I used to teach at a college that had many satellite teaching locations. It was a repeated problem that we located an office on the wrong side of a bridge or river or whatever it was that was a psychological barrier to the local residents. Underpasses are one of those barriers.
Invisible Metro entrances are big barriers. I often am out walking in Takoma and find someone wandering around south of Cedar (you can’t go north) looking for the Metro. I tell them to follow the tracks and they say, “I did that, nothing happened.” From the DC side, you have to know the station is there before you can find it.
Metro entrances pointing the wrong way are a barrier. That the Takoma Metro points toward Takoma Park MD means it is perceived to be at least a mile further east than it really is.
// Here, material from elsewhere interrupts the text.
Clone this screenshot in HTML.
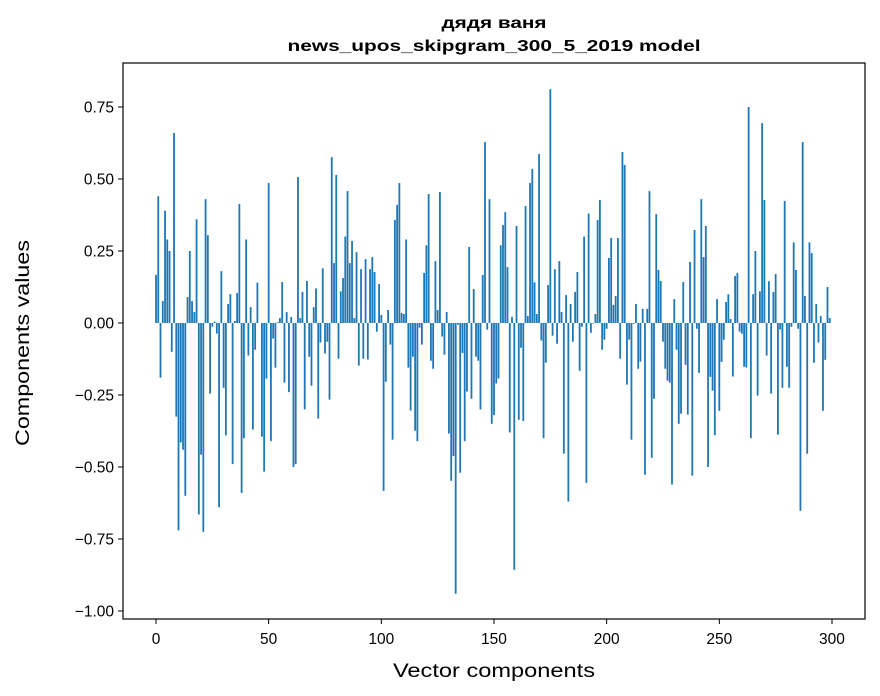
<!DOCTYPE html>
<html><head><meta charset="utf-8"><style>
body{margin:0;background:#fff;}
svg{display:block;font-family:"Liberation Sans","DejaVu Sans",sans-serif;}
</style></head><body>
<svg id="chart" width="880" height="696" viewBox="0 0 880 696">
<text x="494" y="28" text-anchor="middle" font-size="16" font-weight="bold" textLength="105" lengthAdjust="spacingAndGlyphs">дядя ваня</text>
<text x="494" y="51" text-anchor="middle" font-size="16" font-weight="bold" textLength="413" lengthAdjust="spacingAndGlyphs">news_upos_skipgram_300_5_2019 model</text>
<g id="bars"></g>
<g id="xticks"></g>
<g id="yticks"></g>
<rect x="123" y="63" width="742" height="556" fill="none" stroke="#000" stroke-width="1.2"/>
<text x="494" y="677" text-anchor="middle" font-size="19" textLength="202" lengthAdjust="spacingAndGlyphs">Vector components</text>
<text transform="translate(29,343) rotate(-90)" text-anchor="middle" font-size="19" textLength="206" lengthAdjust="spacingAndGlyphs">Components values</text>
</svg>
<script>
const values = [
0.167,0.44,-0.19,0.076,0.39,0.29,0.25,-0.10,0.66,-0.325,
-0.72,-0.415,-0.44,-0.60,0.09,0.25,0.076,0.038,0.36,-0.665,
-0.457,-0.725,0.43,0.305,-0.245,-0.013,0.005,-0.037,-0.64,0.18,
-0.225,-0.39,0.066,0.10,-0.49,0.007,0.104,0.413,-0.59,-0.40,
0.29,-0.113,0.055,-0.37,-0.093,0.14,0.0,-0.395,-0.516,-0.193,
0.486,-0.41,-0.054,-0.155,0.003,0.017,0.142,-0.207,0.038,-0.24,
0.021,-0.50,-0.49,0.507,0.017,0.108,-0.30,0.146,-0.117,-0.218,
0.055,0.12,-0.332,-0.068,0.19,-0.106,-0.065,-0.266,0.576,0.208,
0.514,-0.124,0.11,0.156,0.30,0.458,0.208,0.285,0.017,0.246,
-0.148,0.187,-0.124,0.222,-0.127,0.187,0.229,0.177,-0.03,0.135,
0.028,-0.583,-0.204,0.045,-0.075,-0.405,0.358,0.41,0.486,0.035,
0.031,0.29,-0.155,-0.304,-0.117,-0.374,-0.41,-0.016,-0.075,0.174,
0.27,0.448,-0.131,-0.159,0.215,0.045,0.455,-0.047,-0.11,0.038,
-0.384,-0.548,-0.462,-0.94,-0.006,-0.52,-0.104,-0.41,-0.238,0.264,
-0.263,0.118,-0.117,-0.131,-0.30,0.167,0.628,-0.023,0.43,-0.35,
-0.32,-0.21,-0.193,0.27,0.34,0.385,0.194,-0.38,0.021,-0.857,
0.337,-0.336,-0.086,-0.34,0.406,0.024,0.486,0.535,0.141,0.031,
0.587,-0.061,-0.40,-0.138,0.132,0.812,-0.044,0.187,-0.072,0.215,
0.038,-0.454,0.097,-0.62,0.066,-0.065,0.108,0.177,-0.166,-0.013,
0.30,-0.555,0.38,-0.034,-0.002,0.031,0.358,0.427,-0.093,-0.058,
-0.02,0.226,0.295,0.063,0.094,0.295,-0.124,0.594,0.549,-0.214,
-0.058,-0.405,-0.003,0.066,-0.159,-0.134,0.049,-0.527,0.049,0.458,
-0.468,-0.263,0.378,0.184,0.146,-0.065,-0.159,-0.2,-0.207,-0.561,
0.083,-0.093,-0.35,-0.315,0.142,-0.145,-0.318,0.212,-0.53,0.323,
-0.02,-0.173,0.43,0.229,0.337,-0.50,-0.187,-0.235,-0.39,0.083,
-0.305,-0.135,-0.058,0.073,0.10,0.014,-0.186,0.163,0.174,-0.03,
-0.037,-0.152,-0.155,0.75,-0.40,0.10,0.25,-0.252,0.11,0.694,
0.427,-0.113,0.145,-0.245,0.108,0.17,-0.388,-0.023,-0.225,0.424,
-0.152,-0.225,-0.013,0.28,0.184,-0.02,-0.652,0.628,0.094,-0.454,
0.28,0.243,-0.138,0.066,-0.068,0.024,-0.305,-0.128,0.125,0.017
];
const xTicks = [0,50,100,150,200,250,300];
const yTicks = [0.75,0.5,0.25,0,-0.25,-0.5,-0.75,-1.0];
const yTickLabels = ["0.75","0.50","0.25","0.00","\u22120.25","\u22120.50","\u22120.75","\u22121.00"];

const NS = "http://www.w3.org/2000/svg";
const X0 = 156, XS = 2.2533;
const Y0 = 323, YS = 288;
function xs(v){ return X0 + v*XS; }
function ys(v){ return Y0 - v*YS; }

const gb = document.getElementById('bars');
values.forEach((v,i)=>{
  const r = document.createElementNS(NS,'rect');
  const w = 0.8*XS;
  r.setAttribute('x', xs(i) - w/2);
  r.setAttribute('width', w);
  r.setAttribute('y', Math.min(ys(v), ys(0)));
  r.setAttribute('height', Math.abs(ys(v)-ys(0)));
  r.setAttribute('fill', '#1f77b4');
  
  
  gb.appendChild(r);
});

const gx = document.getElementById('xticks');
xTicks.forEach(t=>{
  const l = document.createElementNS(NS,'line');
  l.setAttribute('x1', xs(t)); l.setAttribute('x2', xs(t));
  l.setAttribute('y1', 619); l.setAttribute('y2', 624);
  l.setAttribute('stroke', '#000');
  
  
  gx.appendChild(l);
  const tx = document.createElementNS(NS,'text');
  tx.setAttribute('x', xs(t)); tx.setAttribute('y', 644);
  tx.setAttribute('text-anchor', 'middle'); tx.setAttribute('font-size', '15.5');
  tx.textContent = t;
  
  
  gx.appendChild(tx);
});

const gy = document.getElementById('yticks');
yTicks.forEach((t,k)=>{
  const l = document.createElementNS(NS,'line');
  l.setAttribute('x1', 118); l.setAttribute('x2', 123);
  l.setAttribute('y1', ys(t)); l.setAttribute('y2', ys(t));
  l.setAttribute('stroke', '#000');
  
  
  gy.appendChild(l);
  const tx = document.createElementNS(NS,'text');
  tx.setAttribute('x', 114); tx.setAttribute('y', ys(t)+5.5);
  tx.setAttribute('text-anchor', 'end'); tx.setAttribute('font-size', '15.5');
  tx.textContent = yTickLabels[k];
  
  
  gy.appendChild(tx);
});
</script>
</body></html>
It is as good as in MD—the end of the world if you are walking from DC.
Takoma Educational Center, the elementary school, blocks Cedar Street, the direct shot from Walter Reed to the Takoma Station, another a barrier. People walking to and from the station in the winter will be walking in the dark at least one way to or from Walter Reed. A straight, open street feels safer. If one group takes one walk around and another group the other, there are also fewer companions.
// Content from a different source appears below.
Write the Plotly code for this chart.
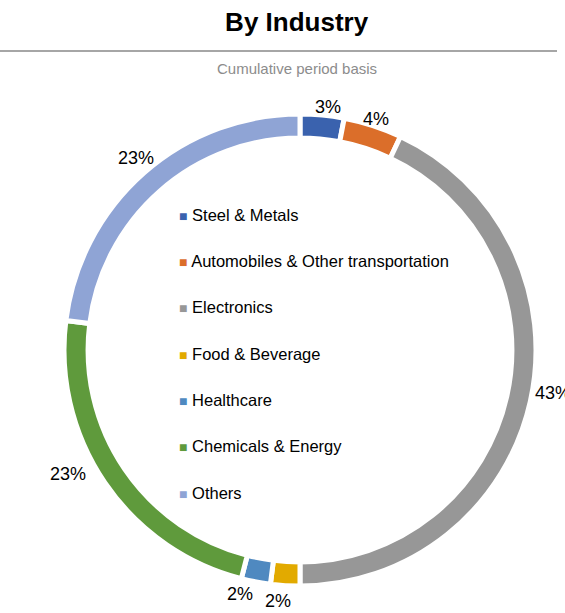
import math
import plotly.graph_objects as go

# Share of total by industry (cumulative period basis)
industries = [
    "Steel & Metals",
    "Automobiles & Other transportation",
    "Electronics",
    "Food & Beverage",
    "Healthcare",
    "Chemicals & Energy",
    "Others",
]
shares = [3, 4, 43, 2, 2, 23, 23]
colors = ["#3A62AE", "#DB6E2A", "#979797", "#E2AA00", "#4F89C0", "#5F9A3C", "#8FA4D5"]

W, H = 565, 613
FONT = "Liberation Sans, Arial, sans-serif"

# ring geometry in pixels
CX, CY, R = 300, 350, 236
LABEL_SIZE = 18
# small hand nudges (px) so labels clear their neighbours
label_nudge = [(5, 4), (-1, 7), (0, -13), (-6, 4), (-13, -1), (-18, -21), (6, 1)]

fig = go.Figure()

fig.add_trace(go.Pie(
    labels=industries,
    values=shares,
    sort=False,
    direction="clockwise",
    rotation=0,
    hole=0.898,
    marker=dict(colors=colors, line=dict(color="white", width=5)),
    textinfo="none",
    showlegend=False,
    hoverinfo="label+value",
    domain=dict(x=[(CX - R) / W, (CX + R) / W],
                y=[(H - CY - R) / H, (H - CY + R) / H]),
))

# Percentage labels just outside each slice, at the slice's mid angle
total = sum(shares)
annotations = []
cum = 0.0
for v, (nx, ny) in zip(shares, label_nudge):
    mid = (cum + v / 2) / total * 2 * math.pi
    cum += v
    s, c = math.sin(mid), math.cos(mid)
    label = f"{v}%"
    hw = (0.556 * (len(label) - 1) + 0.889) * 17 / 2
    hh = 0.36 * 17
    r = R + 5 + hw * abs(s) + hh * abs(c)
    px, py = CX + r * s + nx, CY - r * c + ny
    annotations.append(dict(
        text=label, xref="paper", yref="paper", x=px / W, y=1 - py / H,
        xanchor="center", yanchor="middle", showarrow=False,
        font=dict(family=FONT, size=LABEL_SIZE, color="#000000"),
    ))

annotations.append(dict(
    text="Cumulative period basis", xref="paper", yref="paper",
    x=297 / W, y=1 - 68 / H, xanchor="center", yanchor="middle",
    showarrow=False, font=dict(family=FONT, size=15, color="#8C8C8C"),
))

# Legend entries (one group each so spacing can be opened up);
# the colour key is a small square glyph placed right before the name
for name, col in zip(industries, colors):
    fig.add_trace(go.Scatter(
        x=[None], y=[None], mode="markers",
        name=f"<span style='color:{col};font-size:14px'>■</span> {name}",
        marker=dict(symbol="square", size=1, color="rgba(0,0,0,0)"),
        legendgroup=name, showlegend=True,
    ))

fig.update_layout(
    width=W, height=H,
    margin=dict(l=0, r=0, t=0, b=0),
    paper_bgcolor="white", plot_bgcolor="white",
    xaxis=dict(visible=False), yaxis=dict(visible=False),
    title=dict(text="<b>By Industry</b>", x=0.525, xanchor="center",
               y=1 - 22 / H, yanchor="middle",
               font=dict(family=FONT, size=26, color="#000000")),
    legend=dict(x=139 / W, y=1 - 197 / H, xanchor="left", yanchor="top",
                font=dict(family=FONT, size=16.5, color="#000000"),
                tracegroupgap=21.9, itemwidth=30, bgcolor="rgba(0,0,0,0)"),
    shapes=[dict(type="line", xref="paper", yref="paper",
                 x0=0, x1=557 / W, y0=1 - 51 / H, y1=1 - 51 / H,
                 line=dict(color="#A6A6A6", width=2))],
    annotations=annotations,
)

fig.write_html("out.html")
A few years ago when WMATA announced a new station entrance to Cedar, I thought they were talking about an entrance on the west side of the station and was positive that ridership would be increased. The new entrance, however, amounted only to a set of steps, still on the east side of the station. The advantage being that they are under the underpass and thus less icy but they only duplicate a set of stair a few feet east.
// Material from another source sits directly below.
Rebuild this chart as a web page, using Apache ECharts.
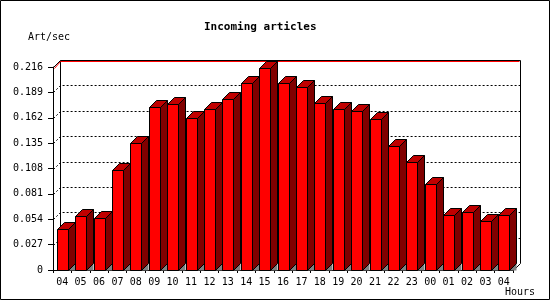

I think it has probably helped that the stairs are sort of visible from the west side of the underpass, but people do not like to walk down under underpasses. They are dark and almost invariably lit with bare bulbs in wire cages like the ones in prisons. People won’t do it as long as there is any alternative. It certainly isn’t conducive to encouraging people to break old habits and use the Metro.
The need is for an entrance on the west side of the Takoma Metro, one that looks like an entrance — open, light, with a sign. Not just for Walter Reed but for everyone else on the west side. Since this is not likely to happen now that Cedar Crossing, the Gables, and the soon to be built Metro-Village are all big buildings blocking the possible development of a visible entrance, perhaps some other solution could be found.
A trolley is planned to go from Georgia Avenue across Butternut Street up Fourth Street to the Takoma station. Maybe before they get the trolley, they could put a big sign on the overpass. Something attractive and trolley-friendly, like the one that would have been there before the Metro was built and a trolley served the area.